== WHAT YOU WILL DO ==
Everything from the first line of the data through the line with "0.010, 0.004, 0];" is to be echoed exactly, minus the pictures.

(Collected data entries)
* * *

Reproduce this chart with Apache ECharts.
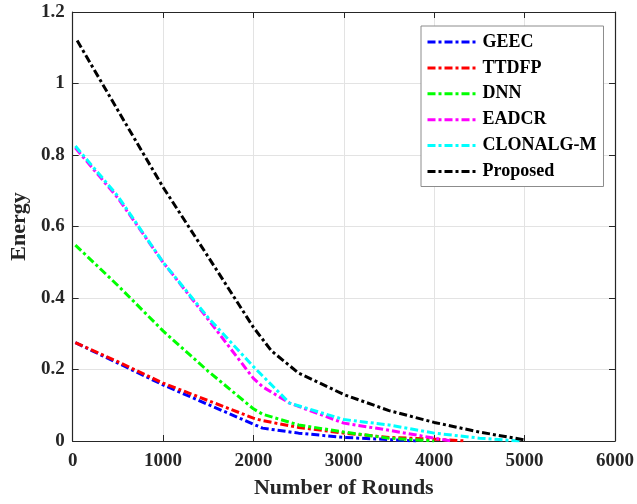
<!DOCTYPE html>
<html>
<head>
<meta charset="utf-8">
<script src="https://cdn.jsdelivr.net/npm/echarts@6/dist/echarts.min.js"></script>
<style>
  html, body { margin: 0; padding: 0; background: #fff; }
  #chart { width: 637px; height: 504px; }
</style>
</head>
<body>
<div id="chart"></div>
<script>
// Energy remaining per method versus number of rounds
const seriesNames = ['GEEC', 'TTDFP', 'DNN', 'EADCR', 'CLONALG-M', 'Proposed'];

const geecRounds = [30, 500, 1000, 1500, 2000, 2100, 2500, 3000, 3500, 3800];
const geecEnergy = [0.275, 0.218, 0.157, 0.102, 0.047, 0.036, 0.022, 0.010, 0.004, 0];

const ttdfpRounds = [30, 500, 1000, 1500, 2000, 2100, 2500, 3000, 3500, 4000, 4350];
const ttdfpEnergy = [0.275, 0.222, 0.162, 0.113, 0.064, 0.057, 0.038, 0.022, 0.010, 0.005, 0];

const dnnRounds = [30, 500, 1000, 1500, 2000, 2100, 2500, 3000, 3500, 4000];
const dnnEnergy = [0.548, 0.435, 0.308, 0.195, 0.090, 0.075, 0.045, 0.025, 0.008, 0];

const eadcrRounds = [30, 500, 1000, 1500, 2000, 2100, 2400, 3000, 3500, 4000, 4200];
const eadcrEnergy = [0.820, 0.680, 0.500, 0.340, 0.175, 0.152, 0.106, 0.050, 0.030, 0.008, 0];

const clonalgRounds = [30, 500, 1000, 1500, 2000, 2400, 3000, 3500, 4000, 4500, 4950];
const clonalgEnergy = [0.825, 0.685, 0.500, 0.345, 0.208, 0.106, 0.060, 0.045, 0.022, 0.008, 0];

const proposedRounds = [50, 500, 1000, 1500, 2000, 2200, 2500, 3000, 3500, 4000, 4500, 5000];
const proposedEnergy = [1.120, 0.925, 0.710, 0.515, 0.318, 0.252, 0.190, 0.130, 0.085, 0.052, 0.025, 0.003];

const xTicks = [0, 1000, 2000, 3000, 4000, 5000, 6000];
const yTicks = [0, 0.2, 0.4, 0.6, 0.8, 1, 1.2];

const lineColors = ['#0000ff', '#ff0000', '#00ff00', '#ff00ff', '#00ffff', '#000000'];
const roundsList = [geecRounds, ttdfpRounds, dnnRounds, eadcrRounds, clonalgRounds, proposedRounds];
const energyList = [geecEnergy, ttdfpEnergy, dnnEnergy, eadcrEnergy, clonalgEnergy, proposedEnergy];

const fontFamily = '"Liberation Serif", "Times New Roman", serif';
const axisColor = '#262626';
const dashDot = [8, 3, 3, 3];

function pairs(xs, ys) {
  return xs.map((x, i) => [x, ys[i]]);
}

function baseAxis(min, max, step, position, showLabels) {
  return {
    type: 'value',
    min: min,
    max: max,
    interval: step,
    position: position,
    axisLine: { show: true, onZero: false, lineStyle: { color: axisColor, width: 1.2 } },
    axisTick: { show: true, inside: true, length: 6, lineStyle: { color: axisColor, width: 1 } },
    axisLabel: {
      show: showLabels,
      color: axisColor,
      fontFamily: fontFamily,
      fontWeight: 'bold',
      fontSize: 19,
      formatter: (v) => String(v)
    },
    splitLine: { show: showLabels, lineStyle: { color: '#e3e3e3', width: 1 } }
  };
}

const xBottom = baseAxis(xTicks[0], xTicks[xTicks.length - 1], xTicks[1] - xTicks[0], 'bottom', true);
xBottom.axisLabel.margin = 11;
xBottom.name = 'Number of Rounds';
xBottom.nameLocation = 'middle';
xBottom.nameGap = 36;
xBottom.nameTextStyle = { color: axisColor, fontFamily: fontFamily, fontWeight: 'bold', fontSize: 22 };

const xTop = baseAxis(xTicks[0], xTicks[xTicks.length - 1], xTicks[1] - xTicks[0], 'top', false);

const yLeft = baseAxis(yTicks[0], yTicks[yTicks.length - 1], yTicks[1] - yTicks[0], 'left', true);
yLeft.axisLabel.margin = 8;
yLeft.name = 'Energy';
yLeft.nameLocation = 'middle';
yLeft.nameGap = 39;
yLeft.nameTextStyle = { color: axisColor, fontFamily: fontFamily, fontWeight: 'bold', fontSize: 22 };

const yRight = baseAxis(yTicks[0], yTicks[yTicks.length - 1], yTicks[1] - yTicks[0], 'right', false);

const chart = echarts.init(document.getElementById('chart'), null, { renderer: 'canvas' });

chart.setOption({
  backgroundColor: '#ffffff',
  animation: false,
  grid: { left: 67, right: 22, top: 12, bottom: 61, containLabel: false },
  xAxis: [xBottom, xTop],
  yAxis: [yLeft, yRight],
  legend: {
    orient: 'vertical',
    left: 421,
    top: 26,
    padding: [7, 7, 6, 5],
    itemWidth: 50,
    itemHeight: 14,
    itemGap: 7.9,
    backgroundColor: '#ffffff',
    borderColor: '#8c8c8c',
    borderWidth: 1,
    data: seriesNames,
    itemStyle: { opacity: 0 },
    lineStyle: { width: 3, type: dashDot },
    textStyle: { color: '#000', fontFamily: fontFamily, fontWeight: 'bold', fontSize: 18, padding: [0, 0, 0, 0] }
  },
  series: seriesNames.map((name, i) => ({
    name: name,
    type: 'line',
    xAxisIndex: 0,
    yAxisIndex: 0,
    data: pairs(roundsList[i], energyList[i]),
    symbol: 'none',
    showSymbol: false,
    color: lineColors[i],
    lineStyle: { color: lineColors[i], width: 3, type: dashDot, cap: 'butt' },
    emphasis: { disabled: true }
  }))
});
</script>
</body>
</html>
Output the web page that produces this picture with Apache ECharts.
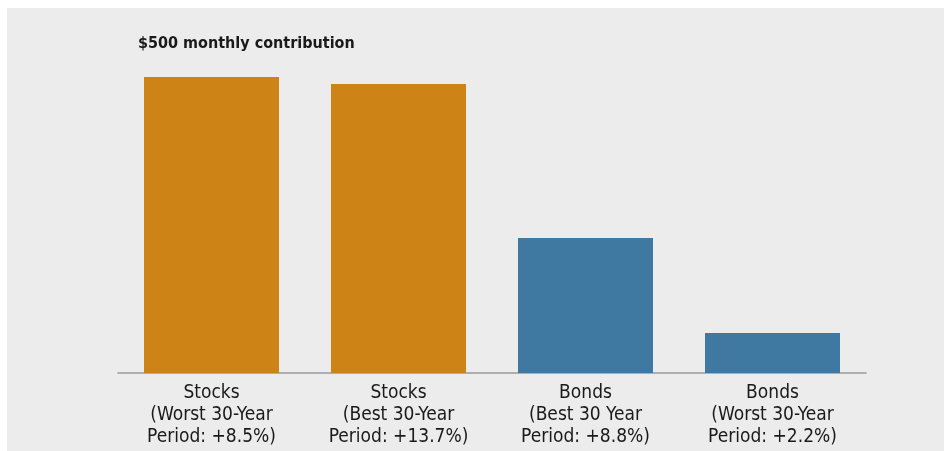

* * *

== RESULT OF THIS TASK ==
Reproduce this chart with Apache ECharts.
<!DOCTYPE html>
<html>
<head>
<meta charset="utf-8">
<script src="https://cdn.jsdelivr.net/npm/echarts@6/dist/echarts.min.js"></script>
<style>
  html, body { margin: 0; padding: 0; background: #fff; }
  #chart { width: 637px; height: 504px; }
</style>
</head>
<body>
<div id="chart"></div>
<script>
// Energy remaining per method versus number of rounds
const seriesNames = ['GEEC', 'TTDFP', 'DNN', 'EADCR', 'CLONALG-M', 'Proposed'];

const geecRounds = [30, 500, 1000, 1500, 2000, 2100, 2500, 3000, 3500, 3800];
const geecEnergy = [0.275, 0.218, 0.157, 0.102, 0.047, 0.036, 0.022, 0.010, 0.004, 0];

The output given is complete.